During its Oct. 23 session, the state’s Ocean police Advisory Council (OPAC) changed it to “facilitate.”

“The change may seem minor in nature, but it reflects a different perspective based on interests represented on OPAC compared to those on TSPAC,” noted Newport resident David Allen in an Oct. 26 written comment to DLCD and the Land Conservation and Development Commission (LCDC).

Allen is the coastal public at-large member of OPAC, co-chair of the council’s TSP working group, and member of the TSPAC.

“Rather than choosing one over the other, another option is to use the word ‘encourage,’ “ he added. Which is exactly what the LCDC did, changing only that word in adopting Oregon Administrative Rule 660-036-0005 to amend the TSP as recommended.

“We are submitting the rule text and the TSP amendment to the Secretary of State’s office to complete the process before we can post or distribute the final adopted version,” stated Paul Klarin, a coastal policy analyst with DLCD, in a Nov. 16 e-mail. That process could take “a few weeks.”

But Allen said thanks to the effort of many folks - very notably Klarin - during the past two years, the effort is almost a done deal.

In March 2008, state officials inked a memorandum of understanding with the Federal Energy Regulatory Commission (FERC) that requires comprehensive planning before issuing any license for commercial ocean wave energy projects along the Oregon coast. Gov. Ted Kulongoski simultaneously issued an executive order directing various state agencies to begin the comprehensive planning process, among them the DLCD, OPAC, and its TSP working group.
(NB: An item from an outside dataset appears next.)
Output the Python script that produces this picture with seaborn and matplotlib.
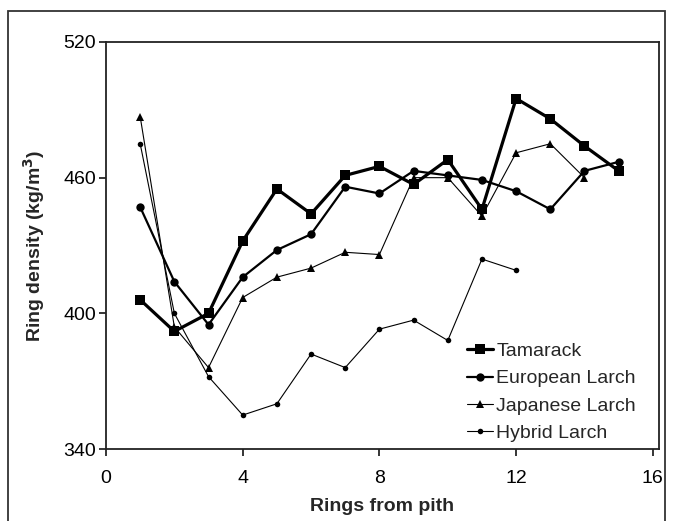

Under the governor’s order, Oregon agencies set to work to amend the TSP and Coastal Zone Management Plan to cover the possibility of wave energy facilities, determine whether Oregon’s waters are can accommodate them, and if so, where to locate them.

A fishing grounds mapping project currently underway is a key piece of that overall effort.

“Getting the mapping together is vital. We’re moving forward,” said Onno Husing, director of the Oregon Coastal Zone Management Association and a member of TSPAC. “The real work lies ahead. If this were the Oregon Trail, we haven’t hit the Rockies yet.”

The effort aims to encompass the needs and concerns of four major groups - the fishing industry and coastal communities; conservation and environmental interests; state and federal agencies; and the wave energy industry.

It’s a tall order, and much more lies ahead, but Husing said with the TSP almost in place as a framework, and on-going progress in the mapping effort, “the elements are in place, and we’re substantively going in the right direction.”